Raw data ::

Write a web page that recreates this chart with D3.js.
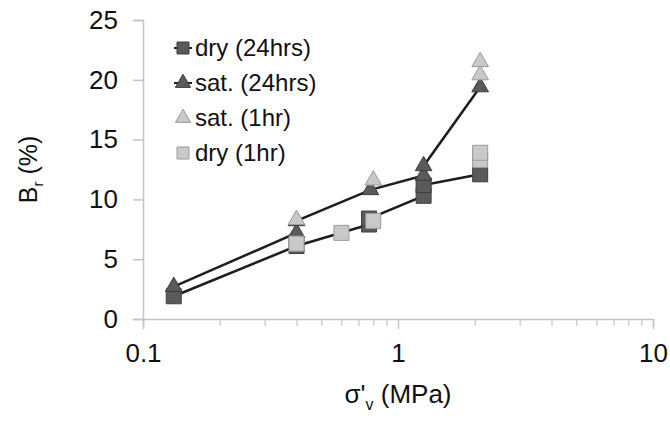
<!DOCTYPE html>
<html>
<head>
<meta charset="utf-8">
<script src="https://cdn.jsdelivr.net/npm/d3@7"></script>
<style>
  body { margin: 0; background: #fff; }
  svg { font-family: "Liberation Sans", Arial, sans-serif; }
</style>
</head>
<body>
<svg id="chart" width="670" height="425"></svg>
<script>
// data
const dry24X = [0.132, 0.4, 0.77, 0.77, 1.26, 1.26, 2.1]
const dry24Y = [1.9, 6.1, 7.9, 8.4, 10.3, 11.2, 12.1]
const sat24X = [0.132, 0.4, 0.4, 0.78, 1.26, 1.26, 2.1]
const sat24Y = [2.7, 7.2, 8.2, 10.8, 12.0, 12.8, 19.4]
const sat1X = [0.4, 0.8, 2.1, 2.1]
const sat1Y = [8.3, 11.6, 20.4, 21.5]
const dry1X = [0.4, 0.6, 0.8, 2.1, 2.1]
const dry1Y = [6.3, 7.2, 8.2, 13.3, 13.9]
const yTicks = [0, 5, 10, 15, 20, 25]
const xMajor = [0.1, 1, 10]
const legendLabels = ["dry (24hrs)", "sat. (24hrs)", "sat. (1hr)", "dry (1hr)"]

const svg = d3.select("#chart")
const margin = { top: 20, left: 143 }
const innerWidth = 510
const innerHeight = 299

const x = d3.scaleLog().domain([0.1, 10]).range([0, innerWidth])
const y = d3.scaleLinear().domain([0, 25]).range([innerHeight, 0])

const g = svg.append("g").attr("transform", `translate(${margin.left},${margin.top})`)

const axisColor = "#c4c4c4"
const darkFill = "#5a5a5a", darkStroke = "#3e3e3e"
const lightFill = "#c9c9c9", lightStroke = "#9a9a9a"

// y axis
const yAxis = g.append("g").call(d3.axisLeft(y).tickValues(yTicks).tickSize(10).tickPadding(15))
yAxis.select(".domain").attr("stroke", axisColor).attr("stroke-width", 1.5)
yAxis.selectAll("line").attr("stroke", axisColor).attr("stroke-width", 1.5)
yAxis.selectAll("text").attr("font-size", 26).attr("fill", "#111").attr("font-family", "Liberation Sans, Arial")

// x axis: minor ticks then major labels
const minor = []
for (let d = 0.1; d < 10; d *= 10) for (let k = 2; k <= 9; k++) minor.push(d * k)
const xAxis = g.append("g").attr("transform", `translate(0,${innerHeight})`)
  .call(d3.axisBottom(x).tickValues(minor).tickSize(7).tickFormat(""))
xAxis.select(".domain").attr("stroke", axisColor).attr("stroke-width", 1.5)
xAxis.selectAll("line").attr("stroke", axisColor).attr("stroke-width", 1.2)
const xAxisMajor = g.append("g").attr("transform", `translate(0,${innerHeight})`)
  .call(d3.axisBottom(x).tickValues(xMajor).tickSize(10).tickPadding(15).tickFormat(d3.format("")))
xAxisMajor.select(".domain").remove()
xAxisMajor.selectAll("line").attr("stroke", axisColor).attr("stroke-width", 1.5)
xAxisMajor.selectAll("text").attr("font-size", 26).attr("fill", "#111").attr("font-family", "Liberation Sans, Arial")

// axis titles with subscripts, built from separate text pieces
function subTitle(parent, parts, size, subSize, subDrop) {
  let pos = 0
  const nodes = parts.map(p => {
    const t = parent.append("text").attr("x", pos).attr("y", p.sub ? subDrop : 0)
      .attr("font-size", p.sub ? subSize : size).attr("fill", "#111").text(p.s)
    pos += t.node().getComputedTextLength()
    return t
  })
  nodes.forEach(t => t.attr("x", +t.attr("x") - pos / 2))
}
const yTitle = svg.append("g").attr("transform", `translate(37,${margin.top + innerHeight / 2}) rotate(-90)`)
subTitle(yTitle, [{ s: "B" }, { s: "r", sub: true }, { s: "\u00a0(%)" }], 25, 15, 6)
const xTitle = svg.append("g").attr("transform", `translate(${margin.left + x(1)},403)`)
subTitle(xTitle, [{ s: "σ'" }, { s: "v", sub: true }, { s: "\u00a0(MPa)" }], 26, 16, 7)

const zip = (xs, ys) => xs.map((v, i) => [v, ys[i]])
const line = d3.line().x(d => x(d[0])).y(d => y(d[1]))

g.append("path").datum(zip(dry24X, dry24Y)).attr("d", line)
  .attr("fill", "none").attr("stroke", "#1e1e1e").attr("stroke-width", 2.5)
g.append("path").datum(zip(sat24X, sat24Y)).attr("d", line)
  .attr("fill", "none").attr("stroke", "#1e1e1e").attr("stroke-width", 2.5)

const sq = d3.symbol().type(d3.symbolSquare).size(225)
const tri = d3.symbol().type(d3.symbolTriangle).size(120)

function markers(data, sym, fill, stroke) {
  g.append("g").selectAll("path").data(data).enter().append("path")
    .attr("transform", d => `translate(${x(d[0])},${y(d[1])})`)
    .attr("d", sym).attr("fill", fill).attr("stroke", stroke).attr("stroke-width", 1)
}
markers(zip(dry24X, dry24Y), sq, darkFill, darkStroke)
markers(zip(sat24X, sat24Y), tri, darkFill, darkStroke)
markers(zip(sat1X, sat1Y), tri, lightFill, lightStroke)
markers(zip(dry1X, dry1Y), sq, lightFill, lightStroke)

// legend
const legend = svg.append("g").attr("transform", "translate(183,48)")
const legSym = [
  { sym: d3.symbol().type(d3.symbolSquare).size(144), fill: darkFill, stroke: darkStroke, line: true },
  { sym: d3.symbol().type(d3.symbolTriangle).size(100), fill: darkFill, stroke: darkStroke, line: true },
  { sym: d3.symbol().type(d3.symbolTriangle).size(100), fill: lightFill, stroke: lightStroke, line: false },
  { sym: d3.symbol().type(d3.symbolSquare).size(144), fill: lightFill, stroke: lightStroke, line: false }
]
legendLabels.forEach((lab, i) => {
  const row = legend.append("g").attr("transform", `translate(0,${i * 35})`)
  if (legSym[i].line) row.append("line").attr("x1", -9).attr("x2", 9).attr("stroke", "#1e1e1e").attr("stroke-width", 2)
  row.append("path").attr("d", legSym[i].sym).attr("fill", legSym[i].fill).attr("stroke", legSym[i].stroke)
  row.append("text").attr("x", 12).attr("dy", "0.35em").attr("font-size", 24).attr("fill", "#111").text(lab)
})
</script>
</body>
</html>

Job ::
Extract the full listing above verbatim; pictures are to be left out of the copy.

Written reply ::
Write a web page that recreates this chart with D3.js.
<!DOCTYPE html>
<html>
<head>
<meta charset="utf-8">
<script src="https://cdn.jsdelivr.net/npm/d3@7"></script>
<style>
  body { margin: 0; background: #fff; }
  svg { font-family: "Liberation Sans", Arial, sans-serif; }
</style>
</head>
<body>
<svg id="chart" width="670" height="425"></svg>
<script>
// data
const dry24X = [0.132, 0.4, 0.77, 0.77, 1.26, 1.26, 2.1]
const dry24Y = [1.9, 6.1, 7.9, 8.4, 10.3, 11.2, 12.1]
const sat24X = [0.132, 0.4, 0.4, 0.78, 1.26, 1.26, 2.1]
const sat24Y = [2.7, 7.2, 8.2, 10.8, 12.0, 12.8, 19.4]
const sat1X = [0.4, 0.8, 2.1, 2.1]
const sat1Y = [8.3, 11.6, 20.4, 21.5]
const dry1X = [0.4, 0.6, 0.8, 2.1, 2.1]
const dry1Y = [6.3, 7.2, 8.2, 13.3, 13.9]
const yTicks = [0, 5, 10, 15, 20, 25]
const xMajor = [0.1, 1, 10]
const legendLabels = ["dry (24hrs)", "sat. (24hrs)", "sat. (1hr)", "dry (1hr)"]

const svg = d3.select("#chart")
const margin = { top: 20, left: 143 }
const innerWidth = 510
const innerHeight = 299

const x = d3.scaleLog().domain([0.1, 10]).range([0, innerWidth])
const y = d3.scaleLinear().domain([0, 25]).range([innerHeight, 0])

const g = svg.append("g").attr("transform", `translate(${margin.left},${margin.top})`)

const axisColor = "#c4c4c4"
const darkFill = "#5a5a5a", darkStroke = "#3e3e3e"
const lightFill = "#c9c9c9", lightStroke = "#9a9a9a"

// y axis
const yAxis = g.append("g").call(d3.axisLeft(y).tickValues(yTicks).tickSize(10).tickPadding(15))
yAxis.select(".domain").attr("stroke", axisColor).attr("stroke-width", 1.5)
yAxis.selectAll("line").attr("stroke", axisColor).attr("stroke-width", 1.5)
yAxis.selectAll("text").attr("font-size", 26).attr("fill", "#111").attr("font-family", "Liberation Sans, Arial")

// x axis: minor ticks then major labels
const minor = []
for (let d = 0.1; d < 10; d *= 10) for (let k = 2; k <= 9; k++) minor.push(d * k)
const xAxis = g.append("g").attr("transform", `translate(0,${innerHeight})`)
  .call(d3.axisBottom(x).tickValues(minor).tickSize(7).tickFormat(""))
xAxis.select(".domain").attr("stroke", axisColor).attr("stroke-width", 1.5)
xAxis.selectAll("line").attr("stroke", axisColor).attr("stroke-width", 1.2)
const xAxisMajor = g.append("g").attr("transform", `translate(0,${innerHeight})`)
  .call(d3.axisBottom(x).tickValues(xMajor).tickSize(10).tickPadding(15).tickFormat(d3.format("")))
xAxisMajor.select(".domain").remove()
xAxisMajor.selectAll("line").attr("stroke", axisColor).attr("stroke-width", 1.5)
xAxisMajor.selectAll("text").attr("font-size", 26).attr("fill", "#111").attr("font-family", "Liberation Sans, Arial")

// axis titles with subscripts, built from separate text pieces
function subTitle(parent, parts, size, subSize, subDrop) {
  let pos = 0
  const nodes = parts.map(p => {
    const t = parent.append("text").attr("x", pos).attr("y", p.sub ? subDrop : 0)
      .attr("font-size", p.sub ? subSize : size).attr("fill", "#111").text(p.s)
    pos += t.node().getComputedTextLength()
    return t
  })
  nodes.forEach(t => t.attr("x", +t.attr("x") - pos / 2))
}
const yTitle = svg.append("g").attr("transform", `translate(37,${margin.top + innerHeight / 2}) rotate(-90)`)
subTitle(yTitle, [{ s: "B" }, { s: "r", sub: true }, { s: "\u00a0(%)" }], 25, 15, 6)
const xTitle = svg.append("g").attr("transform", `translate(${margin.left + x(1)},403)`)
subTitle(xTitle, [{ s: "σ'" }, { s: "v", sub: true }, { s: "\u00a0(MPa)" }], 26, 16, 7)

const zip = (xs, ys) => xs.map((v, i) => [v, ys[i]])
const line = d3.line().x(d => x(d[0])).y(d => y(d[1]))

g.append("path").datum(zip(dry24X, dry24Y)).attr("d", line)
  .attr("fill", "none").attr("stroke", "#1e1e1e").attr("stroke-width", 2.5)
g.append("path").datum(zip(sat24X, sat24Y)).attr("d", line)
  .attr("fill", "none").attr("stroke", "#1e1e1e").attr("stroke-width", 2.5)

const sq = d3.symbol().type(d3.symbolSquare).size(225)
const tri = d3.symbol().type(d3.symbolTriangle).size(120)

function markers(data, sym, fill, stroke) {
  g.append("g").selectAll("path").data(data).enter().append("path")
    .attr("transform", d => `translate(${x(d[0])},${y(d[1])})`)
    .attr("d", sym).attr("fill", fill).attr("stroke", stroke).attr("stroke-width", 1)
}
markers(zip(dry24X, dry24Y), sq, darkFill, darkStroke)
markers(zip(sat24X, sat24Y), tri, darkFill, darkStroke)
markers(zip(sat1X, sat1Y), tri, lightFill, lightStroke)
markers(zip(dry1X, dry1Y), sq, lightFill, lightStroke)

// legend
const legend = svg.append("g").attr("transform", "translate(183,48)")
const legSym = [
  { sym: d3.symbol().type(d3.symbolSquare).size(144), fill: darkFill, stroke: darkStroke, line: true },
  { sym: d3.symbol().type(d3.symbolTriangle).size(100), fill: darkFill, stroke: darkStroke, line: true },
  { sym: d3.symbol().type(d3.symbolTriangle).size(100), fill: lightFill, stroke: lightStroke, line: false },
  { sym: d3.symbol().type(d3.symbolSquare).size(144), fill: lightFill, stroke: lightStroke, line: false }
]
legendLabels.forEach((lab, i) => {
  const row = legend.append("g").attr("transform", `translate(0,${i * 35})`)
  if (legSym[i].line) row.append("line").attr("x1", -9).attr("x2", 9).attr("stroke", "#1e1e1e").attr("stroke-width", 2)
  row.append("path").attr("d", legSym[i].sym).attr("fill", legSym[i].fill).attr("stroke", legSym[i].stroke)
  row.append("text").attr("x", 12).attr("dy", "0.35em").attr("font-size", 24).attr("fill", "#111").text(lab)
})
</script>
</body>
</html>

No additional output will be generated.